A verbatim copy is needed of the lines from the one containing "Rebuild this chart" down to the one containing "import * as", inclusive. Print it with no pictures.

··········

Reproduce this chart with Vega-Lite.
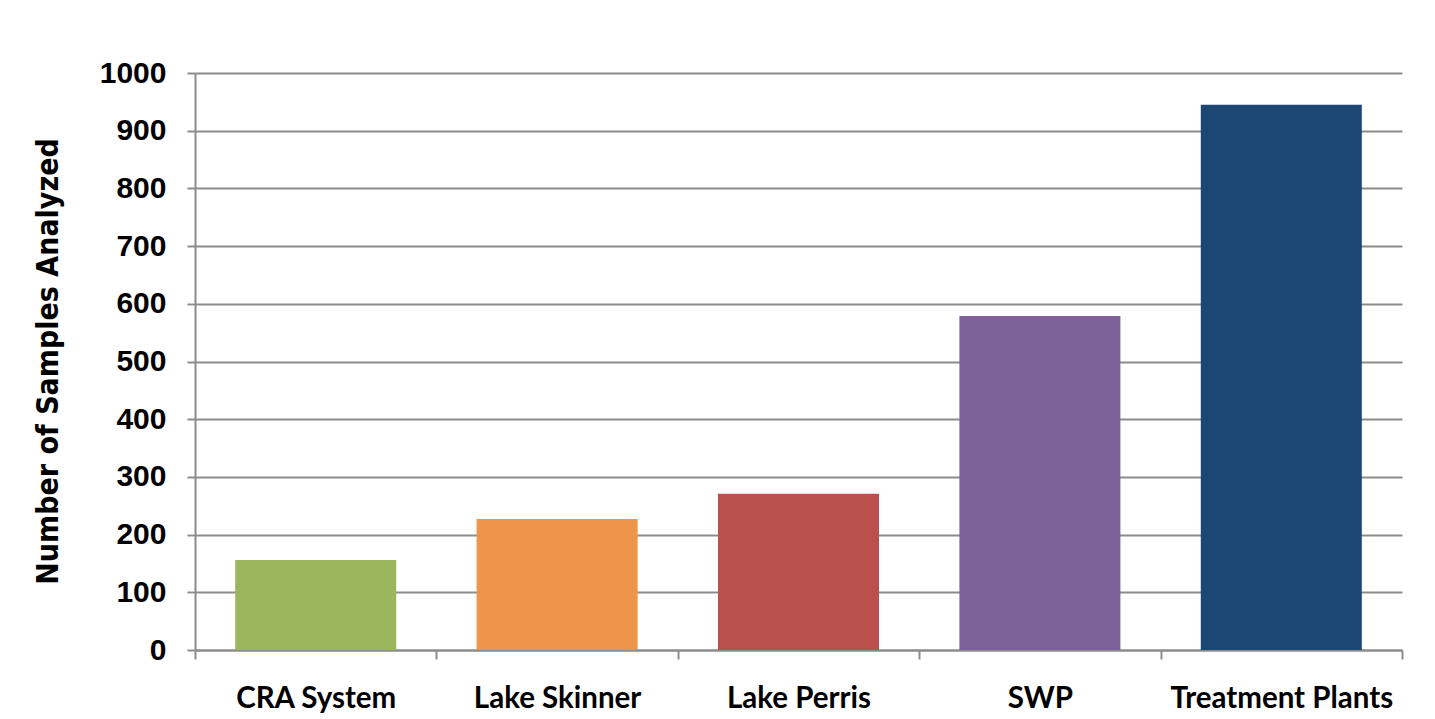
{
  "$schema": "https://vega.github.io/schema/vega-lite/v6.json",
  "width": 1207,
  "height": 577,
  "autosize": {"type": "none"},
  "padding": {"left": 195, "top": 73, "right": 33, "bottom": 69},
  "background": "white",
  "config": {"view": {"stroke": null}},
  "data": {
    "values": [
      {"site": "CRA System", "samples": 156},
      {"site": "Lake Skinner", "samples": 227},
      {"site": "Lake Perris", "samples": 271},
      {"site": "SWP", "samples": 579},
      {"site": "Treatment Plants", "samples": 945}
    ]
  },
  "mark": {"type": "bar", "width": {"band": 0.667}},
  "encoding": {
    "x": {
      "field": "site",
      "type": "nominal",
      "sort": null,
      "scale": {"paddingInner": 0, "paddingOuter": 0},
      "axis": {
        "title": null,
        "labelAngle": 0,
        "labelFont": "Lato",
        "labelFontWeight": "bold",
        "labelFontSize": 29.5,
        "labelLimit": 0,
        "labelColor": "#000000",
        "labelPadding": 25,
        "tickBand": "extent",
        "ticks": true,
        "tickSize": 9,
        "tickColor": "#8c8c8c",
        "tickWidth": 2,
        "domainColor": "#8c8c8c",
        "domainWidth": 2,
        "grid": false
      }
    },
    "y": {
      "field": "samples",
      "type": "quantitative",
      "scale": {"domain": [0, 1000]},
      "axis": {
        "title": "Number of Samples Analyzed",
        "titleFont": "DejaVu Sans Condensed",
        "titleFontSize": 30,
        "titleFontWeight": "bold",
        "titleColor": "#000000",
        "titleAngle": -90,
        "titleX": -147,
        "titleY": 288,
        "titleAlign": "center",
        "titleBaseline": "middle",
        "values": [0, 100, 200, 300, 400, 500, 600, 700, 800, 900, 1000],
        "format": "d",
        "labelFont": "Liberation Sans",
        "labelFontWeight": "bold",
        "labelFontSize": 30,
        "labelColor": "#000000",
        "labelPadding": 21,
        "tickSize": 8,
        "tickColor": "#8c8c8c",
        "tickWidth": 2,
        "domainColor": "#8c8c8c",
        "domainWidth": 2,
        "grid": true,
        "gridColor": "#8c8c8c",
        "gridWidth": 2
      }
    },
    "color": {
      "field": "site",
      "type": "nominal",
      "sort": null,
      "scale": {
        "domain": ["CRA System", "Lake Skinner", "Lake Perris", "SWP", "Treatment Plants"],
        "range": ["#9BB65C", "#EE9549", "#B9504E", "#7C6299", "#1C4674"]
      },
      "legend": null
    }
  }
}
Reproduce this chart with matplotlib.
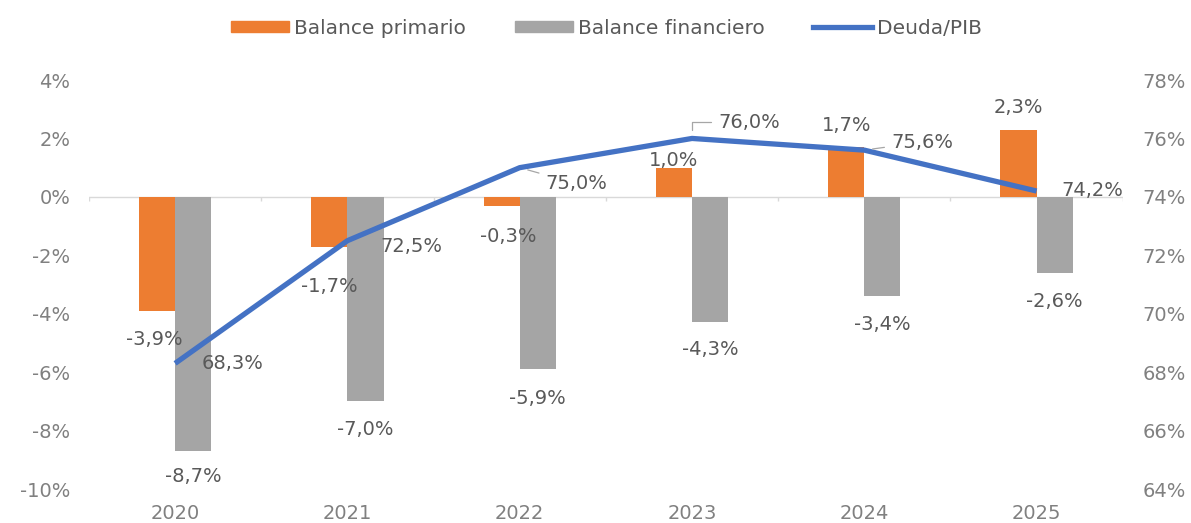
import matplotlib
matplotlib.use("Agg")
import matplotlib.pyplot as plt
import numpy as np
from matplotlib.lines import Line2D
from matplotlib.patches import Patch

years = ["2020", "2021", "2022", "2023", "2024", "2025"]
balance_primario = [-3.9, -1.7, -0.3, 1.0, 1.7, 2.3]
balance_financiero = [-8.7, -7.0, -5.9, -4.3, -3.4, -2.6]
deuda_pib = [68.3, 72.5, 75.0, 76.0, 75.6, 74.2]

left_ticks = [-10, -8, -6, -4, -2, 0, 2, 4]
right_ticks = [64, 66, 68, 70, 72, 74, 76, 78]

# label offsets in pixels (layout only)
prim_off = [(-3, -29), (0, -40), (7, -31), (0, 7), (0, 22), (0, 22)]
fin_off = [(0, -25), (0, -28), (0, -29), (0, -27), (0, -28), (0, -29)]
deuda_off = [(57, 0), (64, -6), (57, -16), (57, 16), (58, 8), (56, 1)]
deuda_leader = [False, False, True, True, True, False]

ORANGE = "#ED7D31"
GRAY = "#A5A5A5"
BLUE = "#4472C4"
TXT = "#595959"
TICK = "#808080"
FS = 14

plt.rcParams["font.family"] = ["DejaVu Sans"]

def fmt(v, dec=1):
    return (f"{v:.{dec}f}%").replace(".", ",")

fig = plt.figure(figsize=(11.91, 5.23), dpi=100)
ax = fig.add_axes([0.0747, 0.065, 0.868, 0.782])
ax2 = ax.twinx()

x = np.arange(len(years))
w = 0.21
ax.bar(x - w / 2, balance_primario, w, color=ORANGE, zorder=2)
ax.bar(x + w / 2, balance_financiero, w, color=GRAY, zorder=2)

ax.axhline(0, color="#d9d9d9", lw=1, zorder=1)
bounds = np.arange(len(years) + 1) - 0.5
ax.vlines(bounds, -0.15, 0, color="#d9d9d9", lw=1, zorder=1)

ax.set_xlim(-0.5, len(years) - 0.5)
ax.set_ylim(-10, 4)
ax.set_yticks(left_ticks)
ax.set_yticklabels([f"{t}%" for t in left_ticks])
ax.set_xticks(x)
ax.set_xticklabels(years)

ax2.set_ylim(64, 78)
ax2.set_yticks(right_ticks)
ax2.set_yticklabels([f"{t}%" for t in right_ticks])

for a in (ax, ax2):
    for s in a.spines.values():
        s.set_visible(False)
    a.tick_params(length=0, labelsize=FS, colors=TICK)
ax.tick_params(axis="y", pad=13.5)
ax.tick_params(axis="x", pad=10.5)
ax2.tick_params(axis="y", pad=14)

ax2.plot(x, deuda_pib, color=BLUE, lw=3.8, solid_capstyle="butt", zorder=3)

for i, v in enumerate(balance_primario):
    ax.annotate(fmt(v), (x[i] - w / 2, v), xytext=prim_off[i], textcoords="offset pixels",
                ha="center", va="center", fontsize=FS, color=TXT, zorder=5)
for i, v in enumerate(balance_financiero):
    ax.annotate(fmt(v), (x[i] + w / 2, v), xytext=fin_off[i], textcoords="offset pixels",
                ha="center", va="center", fontsize=FS, color=TXT, zorder=5)
for i, v in enumerate(deuda_pib):
    kw = {}
    if deuda_leader[i]:
        kw["arrowprops"] = dict(arrowstyle="-", color="#a6a6a6", lw=0.9,
                                shrinkA=3, shrinkB=6,
                                connectionstyle="angle,angleA=0,angleB=90,rad=0" if i == 3 else "arc3")
    ax2.annotate(fmt(v), (x[i], v), xytext=deuda_off[i], textcoords="offset pixels",
                 ha="center", va="center", fontsize=FS, color=TXT, zorder=5, **kw)

handles = [Patch(color=ORANGE), Patch(color=GRAY), Line2D([], [], color=BLUE, lw=3.8)]
labels = ["Balance primario", "Balance financiero", "Deuda/PIB"]
fig.legend(handles, labels, loc="center", bbox_to_anchor=(0.509, 0.946), ncol=3,
           frameon=False, fontsize=14.5, handlelength=2.9, handleheight=0.45,
           handletextpad=0.25, columnspacing=2.4, labelcolor=TXT)

fig.savefig("out.png", dpi=100)
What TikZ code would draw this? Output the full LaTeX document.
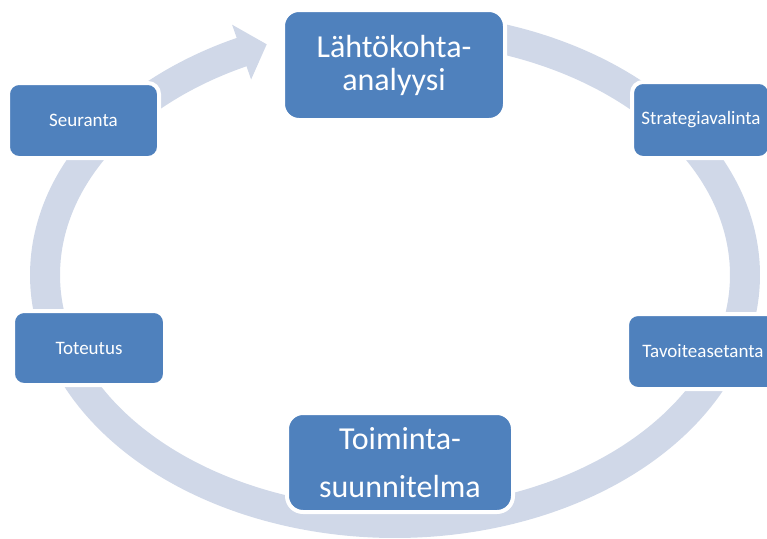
\documentclass[tikz,border=0pt]{standalone}
\usepackage{fontspec}
\setmainfont{Carlito}
\definecolor{boxblue}{HTML}{4F81BD}
\definecolor{ringblue}{HTML}{D0D8E8}
\begin{document}
\begin{tikzpicture}[x=1pt,y=-1pt,
  stage/.style={fill=boxblue, draw=white, line width=4pt, rounded corners=11pt,
    text=white, inner sep=0pt, align=center},
  small/.style={stage, font=\fontsize{19}{23}\selectfont},
  big/.style={stage, rounded corners=16pt},
  ring/.style={draw=ringblue, line width=30pt}]
\useasboundingbox (0,0) rectangle (767,538);
% ring with arrow head
\draw[ring] plot[domain=280:604.5, samples=300, variable=\t]
  ({395+350*cos(\t)},{275+248*sin(\t)});
\fill[ringblue] (232.1,24.7) -- (266.7,44.3) -- (251.1,79.5) -- cycle;
% stages
\node[big, minimum width=222pt, minimum height=110pt,
  font=\fontsize{32}{33}\selectfont] (lahto) at (394,65) {Lähtökohta-\\analyysi};
\node[small, minimum width=151pt, minimum height=75pt] (seur) at (83.5,120.5) {Seuranta};
\node[small, minimum width=138pt, minimum height=76pt] (strat) at (701,120) {Strategiavalinta};
\node[small, minimum width=152pt, minimum height=74pt] (tot) at (89,348) {Toteutus};
\node[small, minimum width=152pt, minimum height=75pt] (tav) at (703,351.5) {Tavoiteasetanta};
\node[big, minimum width=226pt, minimum height=99pt,
  font=\fontsize{32}{48}\selectfont] (toim) at (400,462.5) {Toiminta-\\suunnitelma};
\end{tikzpicture}
\end{document}
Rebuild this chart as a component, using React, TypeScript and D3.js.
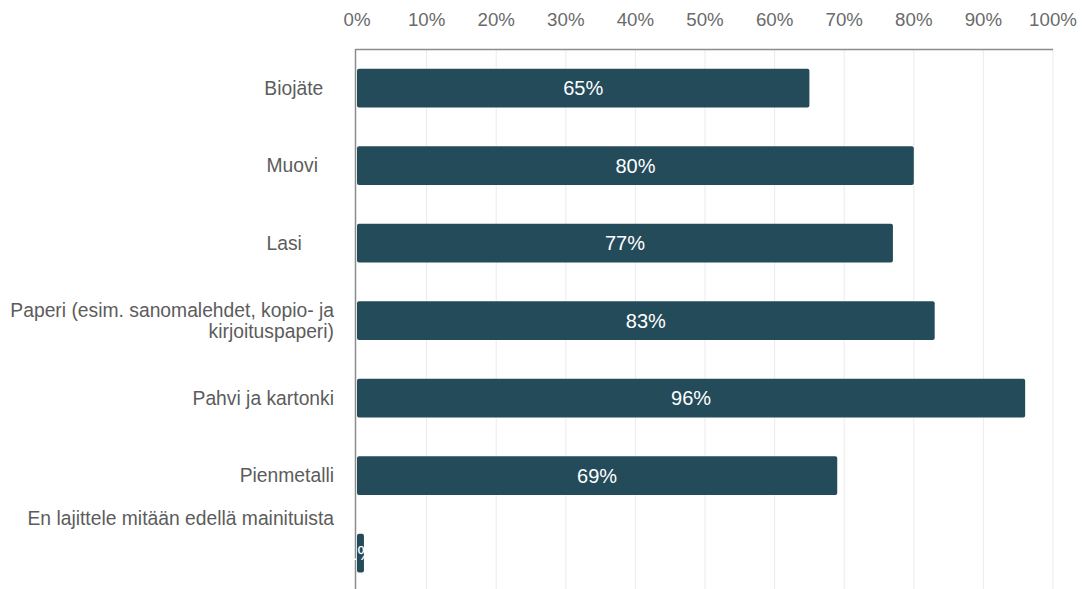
import React from "react";
import * as d3 from "d3";

const categories = [
  "Biojäte",
  "Muovi",
  "Lasi",
  "Paperi (esim. sanomalehdet, kopio- ja kirjoituspaperi)",
  "Pahvi ja kartonki",
  "Pienmetalli",
  "En lajittele mitään edellä mainituista",
];
const labelLines: string[][] = [
  ["Biojäte\u00a0\u00a0"],
  ["Muovi\u00a0\u00a0\u00a0"],
  ["Lasi\u00a0\u00a0\u00a0\u00a0\u00a0\u00a0"],
  ["Paperi (esim. sanomalehdet, kopio- ja", "kirjoituspaperi)"],
  ["Pahvi ja kartonki"],
  ["Pienmetalli"],
  ["En lajittele mitään edellä mainituista"],
];
const values = [65, 80, 77, 83, 96, 69, 1];
const ticks = [0, 10, 20, 30, 40, 50, 60, 70, 80, 90, 100];

const W = 1082;
const H = 589;
const FONT = "'Liberation Sans', Arial, sans-serif";

export default function App() {
  const x = d3.scaleLinear().domain([0, 100]).range([357, 1053]);
  const y = d3
    .scaleBand<string>()
    .domain(categories)
    .range([49.25, 49.25 + 77.5 * categories.length])
    .paddingInner(0.5)
    .paddingOuter(0.25);
  const bw = y.bandwidth();
  return (
    <svg
      width={W}
      height={H}
      style={{ position: "absolute", left: 0, top: 0, background: "#fff" }}
      fontFamily={FONT}
    >
      {ticks.map((t) => (
        <g key={t}>
          {t > 0 && (
            <line x1={x(t)} x2={x(t)} y1={49} y2={H} stroke="#ebebeb" strokeWidth={1} />
          )}
          <text x={x(t)} y={25.5} textAnchor="middle" fontSize={18.7} fill="#6a6a6a">
            {t}%
          </text>
        </g>
      ))}
      <line x1={355.5} x2={1053} y1={49.5} y2={49.5} stroke="#8c8c8c" strokeWidth={1.5} />
      <line x1={355.5} x2={355.5} y1={49} y2={H} stroke="#8c8c8c" strokeWidth={1.5} />
      {categories.map((c, i) => {
        const cy = (y(c) as number) + bw / 2;
        const lines = labelLines[i];
        const offset = i === categories.length - 1 ? -35 : 0;
        const lh = 20.5;
        return (
          <g key={c}>
            <rect
              x={x(0)}
              y={y(c)}
              width={x(values[i]) - x(0)}
              height={bw}
              rx={2}
              fill="#244b5a"
            />
            <text
              x={(x(0) + x(values[i])) / 2}
              y={cy}
              dy="0.36em"
              textAnchor="middle"
              fontSize={20}
              fill="#fff"
            >
              {values[i]}%
            </text>
            {lines.map((l, j) => (
              <text
                key={j}
                x={334}
                y={cy + offset + (j - (lines.length - 1) / 2) * lh}
                dy="0.36em"
                textAnchor="end"
                fontSize={19.3}
                fill="#5c5c5c"
                style={{ whiteSpace: "pre" }}
              >
                {l}
              </text>
            ))}
          </g>
        );
      })}
    </svg>
  );
}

··········

## Exercise result
Rebuild this chart as a component, using React, TypeScript and D3.js.
import React from "react";
import * as d3 from "d3";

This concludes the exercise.